Lo bueno de Internet es que, justo después de leer que el Ejército encuentra cadáveres conviviendo con ancianos en sus residencias y que España ya supera los 700 muertos diarios, puedo distraerme haciendo el challenge de la zanahoria; viendo el vídeo del DJ de los fogones o descojonarme con el dinosaurio que “desafía” la cuarentena. Los males entre memes parecen menos males.
En este macrocosmos todo parece una buena distopía, un lúcido capítulo de Black Mirror: con mi teléfono, paseo entre militares patrullando las calles. Políticos y poderosos pidiendo que se deje morir a los más débiles para rescatar la economía. Justicieros abucheando a personas que van a comprar desde sus balcones.
Hasta que me llega otro audio de Whatsapp: en la empresa de Blanca acaban de liquidar el 50% de la plantilla.
- - El jefe dice que no quiere hacer ERTE porque luego están obligados a mantener el contrato seis meses y no saben qué va a pasar. Ni ERTE ni leches, despidos.
- - Pero si eso es ilegal ¿no?
- - Ilegal es que pagan la indemnización por despido improcedente y a correr.
Por un momento la cabeza me aterriza. Pero doy otro scroll, me pongo uncapideloquesea con mis compis de piso y se me pasa. Durante la cena comentamos: con lo bien que nos lo montamos parece mentira que estemos de pandemia, ¿eh?
Ya ves, reímos.
Por la noche cuando me acuesto, me cuesta “un poco” conciliar el sueño. Será el exceso de energía, sugiere un amigo. Será.

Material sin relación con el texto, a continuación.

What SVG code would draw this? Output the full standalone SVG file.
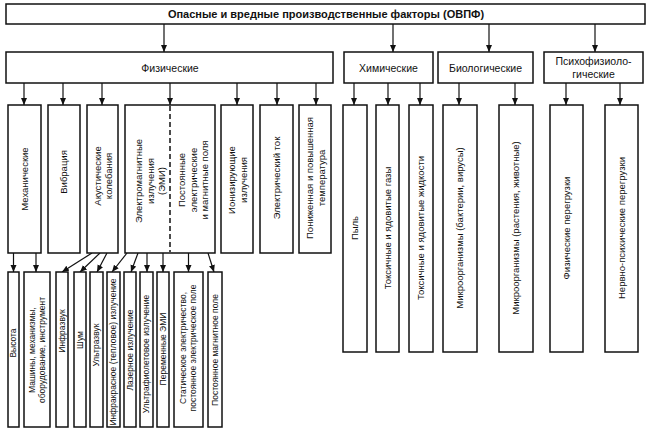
<svg xmlns="http://www.w3.org/2000/svg" width="650" height="431" viewBox="0 0 650 431">
<style>
.box{fill:#fff;stroke:#111;stroke-width:1.5}
.t{font-family:"Liberation Sans",Arial,sans-serif;fill:#111;text-anchor:middle}
.title{font-size:11px;font-weight:bold}
.h{font-size:10.5px}
.m{font-size:9.5px}
.s{font-size:8.5px}
.c{stroke:#111;stroke-width:1.2;fill:none;marker-end:url(#ah)}
.dash{stroke:#111;stroke-width:1.5;stroke-dasharray:5 3;fill:none}
</style>
<defs>
<marker id="ah" markerWidth="8" markerHeight="8" refX="7" refY="3" orient="auto" markerUnits="userSpaceOnUse">
<path d="M0,0 L7,3 L0,6 Z" fill="#111"/>
</marker>
</defs>
<rect width="650" height="431" fill="#fff"/>

<g id="connectors">
<line class="c" x1="164" y1="24" x2="164" y2="52"/>
<line class="c" x1="393" y1="24" x2="393" y2="52"/>
<line class="c" x1="489" y1="24" x2="489" y2="52"/>
<line class="c" x1="595" y1="24" x2="595" y2="52"/>

<line class="c" x1="24" y1="83" x2="24" y2="105"/>
<line class="c" x1="63" y1="83" x2="63" y2="105"/>
<line class="c" x1="102" y1="83" x2="102" y2="105"/>
<line class="c" x1="170" y1="83" x2="170" y2="105"/>
<line class="c" x1="237" y1="83" x2="237" y2="105"/>
<line class="c" x1="277" y1="83" x2="277" y2="105"/>
<line class="c" x1="316" y1="83" x2="316" y2="105"/>

<line class="c" x1="354" y1="83" x2="354" y2="105"/>
<line class="c" x1="388" y1="83" x2="388" y2="105"/>
<line class="c" x1="420" y1="83" x2="420" y2="105"/>
<line class="c" x1="459" y1="83" x2="459" y2="105"/>
<line class="c" x1="515" y1="83" x2="515" y2="105"/>
<line class="c" x1="566" y1="83" x2="566" y2="105"/>
<line class="c" x1="620" y1="83" x2="620" y2="105"/>

<line class="c" x1="13.5" y1="253" x2="13.5" y2="272"/>
<line class="c" x1="36" y1="253" x2="36" y2="272"/>
<line class="c" x1="92" y1="253" x2="62" y2="272"/>
<line class="c" x1="100" y1="253" x2="80" y2="272"/>
<line class="c" x1="107" y1="253" x2="97" y2="272"/>
<line class="c" x1="127" y1="253" x2="112" y2="272"/>
<line class="c" x1="138" y1="253" x2="131" y2="272"/>
<line class="c" x1="147" y1="253" x2="147" y2="272"/>
<line class="c" x1="163" y1="253" x2="163" y2="272"/>
<line class="c" x1="188.5" y1="253" x2="188.5" y2="272"/>
<line class="c" x1="208" y1="253" x2="214" y2="272"/>
</g>

<g id="ovpf">
<rect class="box" x="6" y="4" width="639" height="20"/>
<text class="t title" x="326" y="18">Опасные и вредные производственные факторы (ОВПФ)</text>
</g>

<g id="physical">
<rect class="box" x="6" y="52" width="327" height="31"/>
<text class="t h" x="170" y="71.5">Физические</text>
</g>
<g id="chemical">
<rect class="box" x="344" y="52" width="89" height="31"/>
<text class="t h" x="388.5" y="71.5">Химические</text>
</g>
<g id="biological">
<rect class="box" x="438" y="52" width="95" height="31"/>
<text class="t h" x="485.5" y="71.5">Биологические</text>
</g>
<g id="psycho">
<rect class="box" x="544" y="52" width="99" height="31"/>
<text class="t h" x="593.5" y="65">Психофизиоло-</text>
<text class="t h" x="593.5" y="78">гические</text>
</g>

<g id="mechanical">
<rect class="box" x="8" y="105" width="33" height="148"/>
<text class="t m" transform="translate(24.5,179) rotate(-90)" dy="0.35em">Механические</text>
</g>
<g id="vibration">
<rect class="box" x="48" y="105" width="32" height="148"/>
<text class="t m" transform="translate(64,172) rotate(-90)" dy="0.35em">Вибрация</text>
</g>
<g id="acoustic">
<rect class="box" x="87" y="105" width="31" height="148"/>
<text class="t m" transform="translate(102.5,176) rotate(-90)"><tspan x="0" dy="-0.2em">Акустические</tspan><tspan x="0" dy="11">колебания</tspan></text>
</g>
<g id="emi">
<rect class="box" x="125" y="105" width="90" height="148"/>
<line class="dash" x1="170" y1="106" x2="170" y2="252"/>
<text class="t m" transform="translate(150,181) rotate(-90)"><tspan x="0" dy="-0.8em">Электромагнитные</tspan><tspan x="0" dy="11.5">излучения</tspan><tspan x="0" dy="11.5">(ЭМИ)</tspan></text>
<text class="t m" transform="translate(193,180) rotate(-90)"><tspan x="0" dy="-0.8em">Постоянные</tspan><tspan x="0" dy="11.5">электрические</tspan><tspan x="0" dy="11.5">и магнитные поля</tspan></text>
</g>
<g id="ionizing">
<rect class="box" x="221" y="105" width="32" height="148"/>
<text class="t m" transform="translate(237,180) rotate(-90)"><tspan x="0" dy="-0.2em">Ионизирующие</tspan><tspan x="0" dy="11.5">излучения</tspan></text>
</g>
<g id="current">
<rect class="box" x="260" y="105" width="33" height="148"/>
<text class="t m" transform="translate(276.5,178) rotate(-90)" dy="0.35em">Электрический ток</text>
</g>
<g id="temperature">
<rect class="box" x="299" y="105" width="32" height="148"/>
<text class="t m" transform="translate(315,178) rotate(-90)"><tspan x="0" dy="-0.2em">Пониженная и повышенная</tspan><tspan x="0" dy="11.5">температура</tspan></text>
</g>

<g id="dust">
<rect class="box" x="343" y="105" width="24" height="247"/>
<text class="t m" transform="translate(355,228) rotate(-90)" dy="0.35em">Пыль</text>
</g>
<g id="gases">
<rect class="box" x="376" y="105" width="23" height="247"/>
<text class="t m" transform="translate(387.5,228) rotate(-90)" dy="0.35em">Токсичные и ядовитые газы</text>
</g>
<g id="liquids">
<rect class="box" x="409" y="105" width="24" height="247"/>
<text class="t m" transform="translate(421,228) rotate(-90)" dy="0.35em">Токсичные и ядовитые жидкости</text>
</g>
<g id="bacteria">
<rect class="box" x="443" y="105" width="34" height="247"/>
<text class="t m" transform="translate(460,228) rotate(-90)" dy="0.35em">Микроорганизмы (бактерии, вирусы)</text>
</g>
<g id="plants">
<rect class="box" x="499" y="105" width="34" height="247"/>
<text class="t m" transform="translate(516,228) rotate(-90)" dy="0.35em">Микроорганизмы (растения, животные)</text>
</g>
<g id="phys-overload">
<rect class="box" x="550" y="105" width="33" height="247"/>
<text class="t m" transform="translate(566.5,228) rotate(-90)" dy="0.35em">Физические перегрузки</text>
</g>
<g id="neuro-overload">
<rect class="box" x="605" y="105" width="33" height="247"/>
<text class="t m" transform="translate(621.5,228) rotate(-90)" dy="0.35em">Нервно-психические перегрузки</text>
</g>

<g id="height">
<rect class="box" x="8" y="272" width="11" height="155"/>
<text class="t s" transform="translate(13.5,343) rotate(-90)" dy="0.35em">Высота</text>
</g>
<g id="machines">
<rect class="box" x="24" y="272" width="26" height="155"/>
<text class="t s" transform="translate(37,350) rotate(-90)"><tspan x="0" dy="-0.2em">Машины, механизмы,</tspan><tspan x="0" dy="9.5">оборудование, инструмент</tspan></text>
</g>
<g id="infrasound">
<rect class="box" x="56" y="272" width="12" height="155"/>
<text class="t s" transform="translate(62,331) rotate(-90)" dy="0.35em">Инфразвук</text>
</g>
<g id="noise">
<rect class="box" x="74" y="272" width="12" height="155"/>
<text class="t s" transform="translate(80,340) rotate(-90)" dy="0.35em">Шум</text>
</g>
<g id="ultrasound">
<rect class="box" x="90" y="272" width="13" height="155"/>
<text class="t s" transform="translate(96.5,345) rotate(-90)" dy="0.35em">Ультразвук</text>
</g>
<g id="infrared">
<rect class="box" x="107" y="272" width="13" height="155"/>
<text class="t s" transform="translate(113.5,352) rotate(-90)" dy="0.35em">Инфракрасное (тепловое) излучение</text>
</g>
<g id="laser">
<rect class="box" x="124" y="272" width="12" height="155"/>
<text class="t s" transform="translate(130,350) rotate(-90)" dy="0.35em">Лазерное излучение</text>
</g>
<g id="uv">
<rect class="box" x="140" y="272" width="13" height="155"/>
<text class="t s" transform="translate(146.5,354) rotate(-90)" dy="0.35em">Ультрафиолетовое излучение</text>
</g>
<g id="var-emi">
<rect class="box" x="157" y="272" width="12" height="155"/>
<text class="t s" transform="translate(163,349) rotate(-90)" dy="0.35em">Переменные ЭМИ</text>
</g>
<g id="static">
<rect class="box" x="174" y="272" width="29" height="155"/>
<text class="t s" transform="translate(188.5,348) rotate(-90)"><tspan x="0" dy="-0.3em">Статическое электричество,</tspan><tspan x="0" dy="10">постоянное электрическое поле</tspan></text>
</g>
<g id="magnetic">
<rect class="box" x="208" y="272" width="14" height="155"/>
<text class="t s" transform="translate(215,350) rotate(-90)" dy="0.35em">Постоянное магнитное поле</text>
</g>
</svg>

A la mañana siguiente, me despierto y me entrego a la ardua tarea de inventar mi día. Los marineros, astronautas, psicólogos y mi amiga Ana dicen que para no perder la cabeza hay que establecerse rutinas, construir patrones, mantener la mente ocupada. No ir en pijama.
El centro de mi horario imaginario son las 20:00. No me fascina especialmente lo de aplaudir, pero es el único patrón que se ha repetido día tras día desde que empezó esto, hace ya dos semanas. Intento no perder de vista las contradicciones: las banderas, los recortes o el contrato social que parece ese ticket blanco que encuentras en la caja del teléfono cuando necesitas la garantía.
Pero bueno, todo sea por recuperar el sentimiento de comunidad.
Abro la ventana otra noche más. Saco la cabeza. Miro al frente.
Adivina quién no está.
Hasta hace muy poco no sabía quienes eran mis vecinos. Ahora, con el asunto de los aplausos diarios, voy conociendo poco a poco a las personas con las que comparto calle.
Por supuesto es un encuentro superficial, casi una fotografía: los que siempre llegan tarde, los que empiezan antes de tiempo, los que salieron con las cacerolas cuando el discurso del Rey, los que salieron con las cacerolas cuando la rueda de prensa de Sánchez, el que todas las noches se crece con el micrófono, el que pasa religiosamente el Himno de España; y el que nos obsequió con un concierto de saxo el sábado pasado.